The Labour activists in Crewe who stalked the Tory dressed in top hats and tails hoped to cast him as a "Lord Snooty" figure. Their semiotics were imprecise. They were sporting grey toppers and standard wedding gear. The Beano toff wears a black top hat with a short bum-freezer jacket.

But at the back of their minds, perhaps, there was another, more imposing cartoon character: that archetype of traditional socialist imagery, the plutocrat. He, too, wore top hat and tailcoat. He was a vast figure, with a fat cigar in his mouth and a swelling bag of money over his shoulder.

He wasn't an aristocrat. He was a personification of the high bourgeoisie, a captain of industry, a merchant prince, wearing the late 19th century's universal costume of respectability. He used to be a prominent fixture of communist propaganda. He appeared in cartoons and posters, often accompanied by his allies in oppression, the militarist general and the obscurantist priest.

This image of the capitalist bogeyman is now almost defunct. It may still have life in Latin America or Iran, half-fused with the (also top-hatted) figure of Uncle Sam. In the West, it has lost its magic. True, a distant echo may be felt during our periodical waves of resentment against "fat cats", but it's no longer a part of our political mythology.

Has this stereotype ever been preserved in fine art? Well, it's to be found in caricatures by the Weimar artist Georg Grosz – and more surprisingly in a series of drawings, Social Turpitudes, made by the impressionist and anarchist Camille Pissarro. There is also an odd work by the English modernist, Christopher Nevinson. He Gained a Fortune but He Gave a Son was painted at the end of the First World War. It depicts a sad and hatless plutocrat.

The title tells the story. This man is a type, a contemporary hate figure, a war profiteer, who has done well from manufacturing armaments, something like that. But in the same war his son has been killed. This dramatic irony is what we're to read into this face – and feel our responses torn.

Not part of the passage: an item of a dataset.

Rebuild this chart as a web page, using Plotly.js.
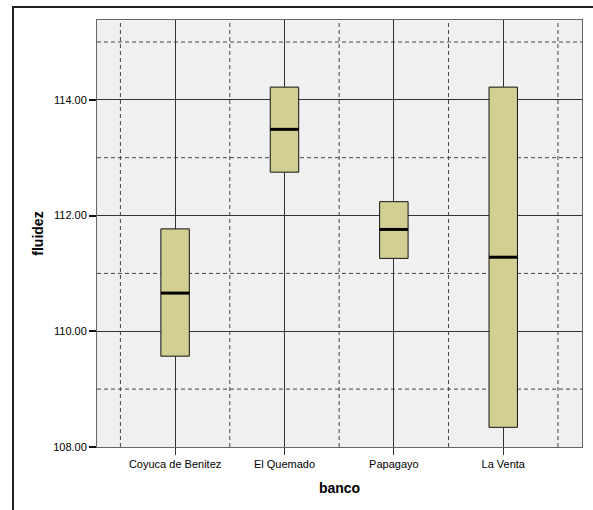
<!DOCTYPE html>
<html>
<head>
<meta charset="utf-8">
<script src="https://cdn.plot.ly/plotly-3.0.1.min.js"></script>
<style>
html,body{margin:0;padding:0;background:#fff;overflow:hidden;}
#frame{position:absolute;left:12px;top:6px;width:600px;height:520px;border:2px solid #222;box-sizing:border-box;pointer-events:none;z-index:5;}
#chart{position:absolute;left:0;top:0;width:593px;height:510px;}
</style>
</head>
<body>
<div id="chart"></div>
<div id="frame"></div>
<script>
var categories = ["Coyuca de Benitez", "El Quemado", "Papagayo", "La Venta"];
var q1Values = [109.57, 112.75, 111.26, 108.34];
var medianValues = [110.66, 113.49, 111.76, 111.28];
var q3Values = [111.77, 114.22, 112.24, 114.22];
var yTickValues = [108, 110, 112, 114];
var yTickLabels = ["108.00", "110.00", "112.00", "114.00"];
var yMinorValues = [109, 111, 113, 115];

var boxWidth = 0.26;

var trace = {
  type: 'box',
  x: categories,
  q1: q1Values,
  median: medianValues,
  q3: q3Values,
  lowerfence: q1Values,
  upperfence: q3Values,
  width: boxWidth,
  whiskerwidth: 0,
  fillcolor: '#D3CF93',
  line: {color: '#111', width: 1},
  hoverinfo: 'skip',
  showlegend: false
};

var shapes = [];
for (var i = 0; i <= categories.length; i++) {
  shapes.push({type:'line', xref:'x', yref:'paper', x0:i-0.5, x1:i-0.5, y0:0, y1:1,
    line:{color:'#444', width:1, dash:'4px,3px'}, layer:'below'});
}
yMinorValues.forEach(function(v){
  shapes.push({type:'line', xref:'paper', yref:'y', x0:0, x1:1, y0:v, y1:v,
    line:{color:'#444', width:1, dash:'4px,3px'}, layer:'below'});
});
medianValues.forEach(function(m, i){
  shapes.push({type:'line', xref:'x', yref:'y', x0:i-boxWidth/2, x1:i+boxWidth/2, y0:m, y1:m,
    line:{color:'#000', width:3}, layer:'above'});
});

var layout = {
  width: 593,
  height: 510,
  margin: {l:97, r:11, t:20, b:63},
  paper_bgcolor: '#ffffff',
  plot_bgcolor: '#F0F0F0',
  font: {family: 'Liberation Sans, Arial, sans-serif', size: 11, color: '#000'},
  xaxis: {
    type: 'category',
    range: [-0.714, 3.72],
    showgrid: true,
    gridcolor: '#333',
    gridwidth: 1,
    showline: true,
    mirror: true,
    linecolor: '#666',
    linewidth: 1,
    ticks: 'outside',
    ticklen: 7,
    tickcolor: '#333',
    tickfont: {size: 11},
    zeroline: false,
    fixedrange: true,
    title: {text: '<b>banco</b>', font: {size: 14, color:'#000'}, standoff: 13}
  },
  yaxis: {
    range: [108, 115.38],
    tickvals: yTickValues,
    ticktext: yTickLabels,
    showgrid: true,
    gridcolor: '#333',
    gridwidth: 1,
    showline: true,
    mirror: true,
    linecolor: '#666',
    linewidth: 1,
    ticks: 'outside',
    ticklen: 7,
    tickcolor: '#111',
    tickwidth: 2,
    zeroline: false,
    fixedrange: true,
    title: {text: '<b>fluidez</b>', font: {size: 14, color:'#000'}, standoff: 6}
  },
  shapes: shapes
};

Plotly.newPlot('chart', [trace], layout, {displayModeBar: false, staticPlot: true});
</script>
</body>
</html>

The "teutonic" bullet head, its rounded, jowly form clearly outlined, speaks the complacent brutality of this businessman. The shape of his body is an expanding A, which spreads prosperously off the bottom of the picture. And in the eyes, the set of the mouth, there's an expression that could register simply as hard, rigid, dull – but is also able to seem stunned, blank, frozen and ruined by grief. It isn't a subtle or sophisticated work. Its moral – heartlessness suffers heartbreak – is pretty corny. And its stagecraft is basic: glimpses of props to indicate the social milieu, a photo of the son in uniform on the mantelpiece, a clear area of wall to set the head in. The slanting lines of the coat and waistcoat, and the calculated indeterminacy of the facial expression, are its lively points.

But genre-wise, the picture may be unique. He Gained a Fortune but He Gave a Son is a fictional character study. Modern painting hardly ever does this. Even Victorian painting, which was so vigorously literary, refrained from making the psychology of a single imaginary individual into a picture's sole focus.

Nevinson's image looks down a road that art didn't take. It's more like a play, and this character might come from a contemporary drama by John Galsworthy. Its evenhandedness, finding sympathy for the unsympathetic, is very Galsworthian.

It even involves role-playing. Nevinson modelled his plutocrat on a real person. The sitter in the armchair was not a businessman but a domestic servant. And this picture has an alternative title, which quite upends its meaning and class connotations: Portrait of Henry Moat, Butler to the Sitwell Family.

The artist

Christopher Nevinson (1889-1946) is mainly known as a First World War artist. He was a follower of the Italian Futurists, and a fellow-traveller of the English Vorticists. His images of the Western Front, showing ranks of soldiers and shell-bursts are made up of fragmented shards of colour and often look like anticipations of computer graphics. He had a celebrated London show in 1916. One painting, Paths of Glory, more realistic, showed a dead soldier tangled in barbed wire, and was banned by the War Office. After the war the energy went out of his art, though there are some weird slightly sci-fi visions of the modern city.